Copy all the data exactly, except the pictures.

(begin)

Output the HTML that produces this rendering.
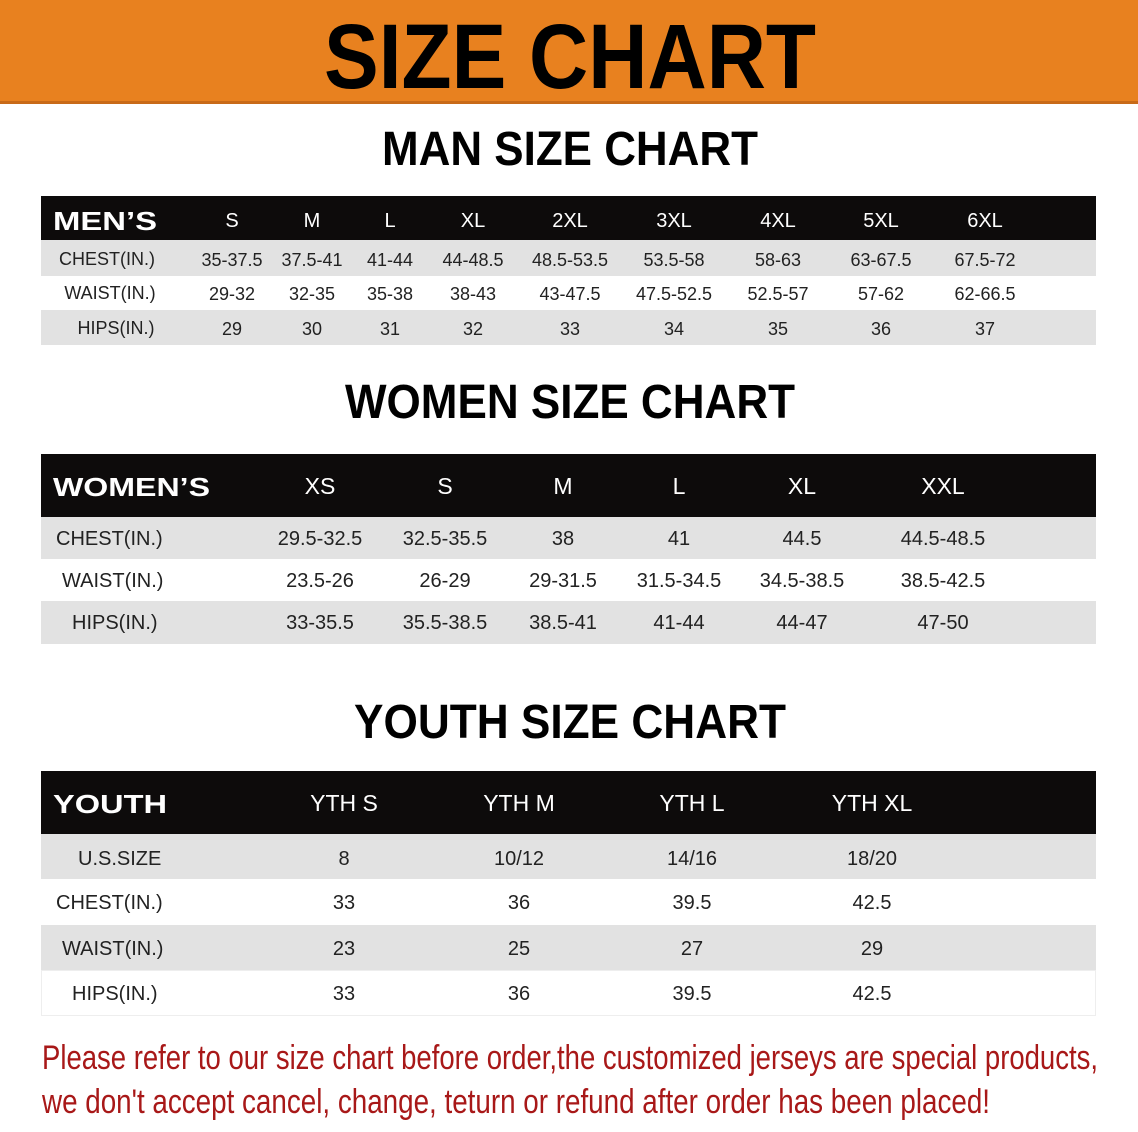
<!DOCTYPE html>
<html><head><meta charset="utf-8"><style>
html,body{margin:0;padding:0;background:#fff;}
svg{display:block;}
.h{font-family:"Liberation Sans",sans-serif;font-weight:bold;fill:#fff;}
.hn{font-family:"Liberation Sans",sans-serif;font-weight:normal;fill:#fff;text-anchor:middle;}
.c{font-family:"Liberation Sans",sans-serif;fill:#222;text-anchor:middle;}
.t{font-family:"Liberation Sans",sans-serif;font-weight:bold;fill:#000;text-anchor:middle;}
.r{font-family:"Liberation Sans Narrow","Liberation Sans",sans-serif;fill:#a81818;}
</style></head><body>
<svg width="1138" height="1132" xmlns="http://www.w3.org/2000/svg">
<rect x="0" y="0" width="1138" height="103" fill="#E8811F"/>
<rect x="0" y="101" width="1138" height="3" fill="#c86a18"/>
<text x="570" y="88" class="t" font-size="92" font-family="Liberation Sans Narrow" textLength="492" lengthAdjust="spacingAndGlyphs" fill="#1a1a1a">SIZE CHART</text>

<text x="570" y="165" class="t" font-size="48" textLength="376" lengthAdjust="spacingAndGlyphs">MAN SIZE CHART</text>
<rect x="41" y="196" width="1055" height="44" fill="#0d0b0b"/>
<rect x="41" y="240" width="1055" height="36" fill="#e2e2e2"/>
<rect x="41" y="310" width="1055" height="35" fill="#e2e2e2"/>
<text x="53" y="230" class="h" font-size="26" textLength="104" lengthAdjust="spacingAndGlyphs">MEN’S</text>
<g class="hn" font-size="20">
<text x="232" y="227">S</text><text x="312" y="227">M</text><text x="390" y="227">L</text><text x="473" y="227">XL</text><text x="570" y="227">2XL</text><text x="674" y="227">3XL</text><text x="778" y="227">4XL</text><text x="881" y="227">5XL</text><text x="985" y="227">6XL</text>
</g>
<g class="c" font-size="18">
<text x="107" y="265">CHEST(IN.)</text><text x="232" y="266">35-37.5</text><text x="312" y="266">37.5-41</text><text x="390" y="266">41-44</text><text x="473" y="266">44-48.5</text><text x="570" y="266">48.5-53.5</text><text x="674" y="266">53.5-58</text><text x="778" y="266">58-63</text><text x="881" y="266">63-67.5</text><text x="985" y="266">67.5-72</text>
<text x="110" y="299">WAIST(IN.)</text><text x="232" y="300">29-32</text><text x="312" y="300">32-35</text><text x="390" y="300">35-38</text><text x="473" y="300">38-43</text><text x="570" y="300">43-47.5</text><text x="674" y="300">47.5-52.5</text><text x="778" y="300">52.5-57</text><text x="881" y="300">57-62</text><text x="985" y="300">62-66.5</text>
<text x="116" y="334">HIPS(IN.)</text><text x="232" y="335">29</text><text x="312" y="335">30</text><text x="390" y="335">31</text><text x="473" y="335">32</text><text x="570" y="335">33</text><text x="674" y="335">34</text><text x="778" y="335">35</text><text x="881" y="335">36</text><text x="985" y="335">37</text>
</g>

<text x="570" y="418" class="t" font-size="48" textLength="450" lengthAdjust="spacingAndGlyphs">WOMEN SIZE CHART</text>
<rect x="41" y="454" width="1055" height="63" fill="#0d0b0b"/>
<rect x="41" y="517" width="1055" height="42" fill="#e2e2e2"/>
<rect x="41" y="601" width="1055" height="43" fill="#e2e2e2"/>
<text x="53" y="496" class="h" font-size="26" textLength="157" lengthAdjust="spacingAndGlyphs">WOMEN’S</text>
<g class="hn" font-size="23">
<text x="320" y="494">XS</text><text x="445" y="494">S</text><text x="563" y="494">M</text><text x="679" y="494">L</text><text x="802" y="494">XL</text><text x="943" y="494">XXL</text>
</g>
<g class="c" font-size="20">
<text x="56" y="545" text-anchor="start">CHEST(IN.)</text><text x="320" y="545">29.5-32.5</text><text x="445" y="545">32.5-35.5</text><text x="563" y="545">38</text><text x="679" y="545">41</text><text x="802" y="545">44.5</text><text x="943" y="545">44.5-48.5</text>
<text x="62" y="587" text-anchor="start">WAIST(IN.)</text><text x="320" y="587">23.5-26</text><text x="445" y="587">26-29</text><text x="563" y="587">29-31.5</text><text x="679" y="587">31.5-34.5</text><text x="802" y="587">34.5-38.5</text><text x="943" y="587">38.5-42.5</text>
<text x="72" y="629" text-anchor="start">HIPS(IN.)</text><text x="320" y="629">33-35.5</text><text x="445" y="629">35.5-38.5</text><text x="563" y="629">38.5-41</text><text x="679" y="629">41-44</text><text x="802" y="629">44-47</text><text x="943" y="629">47-50</text>
</g>

<text x="570" y="738" class="t" font-size="48" textLength="432" lengthAdjust="spacingAndGlyphs">YOUTH SIZE CHART</text>
<rect x="41" y="771" width="1055" height="63" fill="#0d0b0b"/>
<rect x="41" y="834" width="1055" height="45" fill="#e2e2e2"/>
<rect x="41" y="925" width="1055" height="45" fill="#e2e2e2"/>
<rect x="41.5" y="970.5" width="1054" height="45" fill="none" stroke="#eee"/>
<text x="53" y="813" class="h" font-size="26" textLength="114" lengthAdjust="spacingAndGlyphs">YOUTH</text>
<g class="hn" font-size="23">
<text x="344" y="811">YTH S</text><text x="519" y="811">YTH M</text><text x="692" y="811">YTH L</text><text x="872" y="811">YTH XL</text>
</g>
<g class="c" font-size="20">
<text x="78" y="865" text-anchor="start">U.S.SIZE</text><text x="344" y="865">8</text><text x="519" y="865">10/12</text><text x="692" y="865">14/16</text><text x="872" y="865">18/20</text>
<text x="56" y="909" text-anchor="start">CHEST(IN.)</text><text x="344" y="909">33</text><text x="519" y="909">36</text><text x="692" y="909">39.5</text><text x="872" y="909">42.5</text>
<text x="62" y="955" text-anchor="start">WAIST(IN.)</text><text x="344" y="955">23</text><text x="519" y="955">25</text><text x="692" y="955">27</text><text x="872" y="955">29</text>
<text x="72" y="1000" text-anchor="start">HIPS(IN.)</text><text x="344" y="1000">33</text><text x="519" y="1000">36</text><text x="692" y="1000">39.5</text><text x="872" y="1000">42.5</text>
</g>

<text x="42" y="1069" class="r" font-size="34" textLength="1056" lengthAdjust="spacingAndGlyphs">Please refer to our size chart before order,the customized jerseys are special products,</text>
<text x="42" y="1113" class="r" font-size="34" textLength="948" lengthAdjust="spacingAndGlyphs">we don't accept cancel, change, teturn or refund after order has been placed!</text>
</svg>
</body></html>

(end)

__Response for this exercise__.
Output the HTML that produces this rendering.
<!DOCTYPE html>
<html><head><meta charset="utf-8"><style>
html,body{margin:0;padding:0;background:#fff;}
svg{display:block;}
.h{font-family:"Liberation Sans",sans-serif;font-weight:bold;fill:#fff;}
.hn{font-family:"Liberation Sans",sans-serif;font-weight:normal;fill:#fff;text-anchor:middle;}
.c{font-family:"Liberation Sans",sans-serif;fill:#222;text-anchor:middle;}
.t{font-family:"Liberation Sans",sans-serif;font-weight:bold;fill:#000;text-anchor:middle;}
.r{font-family:"Liberation Sans Narrow","Liberation Sans",sans-serif;fill:#a81818;}
</style></head><body>
<svg width="1138" height="1132" xmlns="http://www.w3.org/2000/svg">
<rect x="0" y="0" width="1138" height="103" fill="#E8811F"/>
<rect x="0" y="101" width="1138" height="3" fill="#c86a18"/>
<text x="570" y="88" class="t" font-size="92" font-family="Liberation Sans Narrow" textLength="492" lengthAdjust="spacingAndGlyphs" fill="#1a1a1a">SIZE CHART</text>

<text x="570" y="165" class="t" font-size="48" textLength="376" lengthAdjust="spacingAndGlyphs">MAN SIZE CHART</text>
<rect x="41" y="196" width="1055" height="44" fill="#0d0b0b"/>
<rect x="41" y="240" width="1055" height="36" fill="#e2e2e2"/>
<rect x="41" y="310" width="1055" height="35" fill="#e2e2e2"/>
<text x="53" y="230" class="h" font-size="26" textLength="104" lengthAdjust="spacingAndGlyphs">MEN’S</text>
<g class="hn" font-size="20">
<text x="232" y="227">S</text><text x="312" y="227">M</text><text x="390" y="227">L</text><text x="473" y="227">XL</text><text x="570" y="227">2XL</text><text x="674" y="227">3XL</text><text x="778" y="227">4XL</text><text x="881" y="227">5XL</text><text x="985" y="227">6XL</text>
</g>
<g class="c" font-size="18">
<text x="107" y="265">CHEST(IN.)</text><text x="232" y="266">35-37.5</text><text x="312" y="266">37.5-41</text><text x="390" y="266">41-44</text><text x="473" y="266">44-48.5</text><text x="570" y="266">48.5-53.5</text><text x="674" y="266">53.5-58</text><text x="778" y="266">58-63</text><text x="881" y="266">63-67.5</text><text x="985" y="266">67.5-72</text>
<text x="110" y="299">WAIST(IN.)</text><text x="232" y="300">29-32</text><text x="312" y="300">32-35</text><text x="390" y="300">35-38</text><text x="473" y="300">38-43</text><text x="570" y="300">43-47.5</text><text x="674" y="300">47.5-52.5</text><text x="778" y="300">52.5-57</text><text x="881" y="300">57-62</text><text x="985" y="300">62-66.5</text>
<text x="116" y="334">HIPS(IN.)</text><text x="232" y="335">29</text><text x="312" y="335">30</text><text x="390" y="335">31</text><text x="473" y="335">32</text><text x="570" y="335">33</text><text x="674" y="335">34</text><text x="778" y="335">35</text><text x="881" y="335">36</text><text x="985" y="335">37</text>
</g>

<text x="570" y="418" class="t" font-size="48" textLength="450" lengthAdjust="spacingAndGlyphs">WOMEN SIZE CHART</text>
<rect x="41" y="454" width="1055" height="63" fill="#0d0b0b"/>
<rect x="41" y="517" width="1055" height="42" fill="#e2e2e2"/>
<rect x="41" y="601" width="1055" height="43" fill="#e2e2e2"/>
<text x="53" y="496" class="h" font-size="26" textLength="157" lengthAdjust="spacingAndGlyphs">WOMEN’S</text>
<g class="hn" font-size="23">
<text x="320" y="494">XS</text><text x="445" y="494">S</text><text x="563" y="494">M</text><text x="679" y="494">L</text><text x="802" y="494">XL</text><text x="943" y="494">XXL</text>
</g>
<g class="c" font-size="20">
<text x="56" y="545" text-anchor="start">CHEST(IN.)</text><text x="320" y="545">29.5-32.5</text><text x="445" y="545">32.5-35.5</text><text x="563" y="545">38</text><text x="679" y="545">41</text><text x="802" y="545">44.5</text><text x="943" y="545">44.5-48.5</text>
<text x="62" y="587" text-anchor="start">WAIST(IN.)</text><text x="320" y="587">23.5-26</text><text x="445" y="587">26-29</text><text x="563" y="587">29-31.5</text><text x="679" y="587">31.5-34.5</text><text x="802" y="587">34.5-38.5</text><text x="943" y="587">38.5-42.5</text>
<text x="72" y="629" text-anchor="start">HIPS(IN.)</text><text x="320" y="629">33-35.5</text><text x="445" y="629">35.5-38.5</text><text x="563" y="629">38.5-41</text><text x="679" y="629">41-44</text><text x="802" y="629">44-47</text><text x="943" y="629">47-50</text>
</g>

<text x="570" y="738" class="t" font-size="48" textLength="432" lengthAdjust="spacingAndGlyphs">YOUTH SIZE CHART</text>
<rect x="41" y="771" width="1055" height="63" fill="#0d0b0b"/>
<rect x="41" y="834" width="1055" height="45" fill="#e2e2e2"/>
<rect x="41" y="925" width="1055" height="45" fill="#e2e2e2"/>
<rect x="41.5" y="970.5" width="1054" height="45" fill="none" stroke="#eee"/>
<text x="53" y="813" class="h" font-size="26" textLength="114" lengthAdjust="spacingAndGlyphs">YOUTH</text>
<g class="hn" font-size="23">
<text x="344" y="811">YTH S</text><text x="519" y="811">YTH M</text><text x="692" y="811">YTH L</text><text x="872" y="811">YTH XL</text>
</g>
<g class="c" font-size="20">
<text x="78" y="865" text-anchor="start">U.S.SIZE</text><text x="344" y="865">8</text><text x="519" y="865">10/12</text><text x="692" y="865">14/16</text><text x="872" y="865">18/20</text>
<text x="56" y="909" text-anchor="start">CHEST(IN.)</text><text x="344" y="909">33</text><text x="519" y="909">36</text><text x="692" y="909">39.5</text><text x="872" y="909">42.5</text>
<text x="62" y="955" text-anchor="start">WAIST(IN.)</text><text x="344" y="955">23</text><text x="519" y="955">25</text><text x="692" y="955">27</text><text x="872" y="955">29</text>
<text x="72" y="1000" text-anchor="start">HIPS(IN.)</text><text x="344" y="1000">33</text><text x="519" y="1000">36</text><text x="692" y="1000">39.5</text><text x="872" y="1000">42.5</text>
</g>

<text x="42" y="1069" class="r" font-size="34" textLength="1056" lengthAdjust="spacingAndGlyphs">Please refer to our size chart before order,the customized jerseys are special products,</text>
<text x="42" y="1113" class="r" font-size="34" textLength="948" lengthAdjust="spacingAndGlyphs">we don't accept cancel, change, teturn or refund after order has been placed!</text>
</svg>
</body></html>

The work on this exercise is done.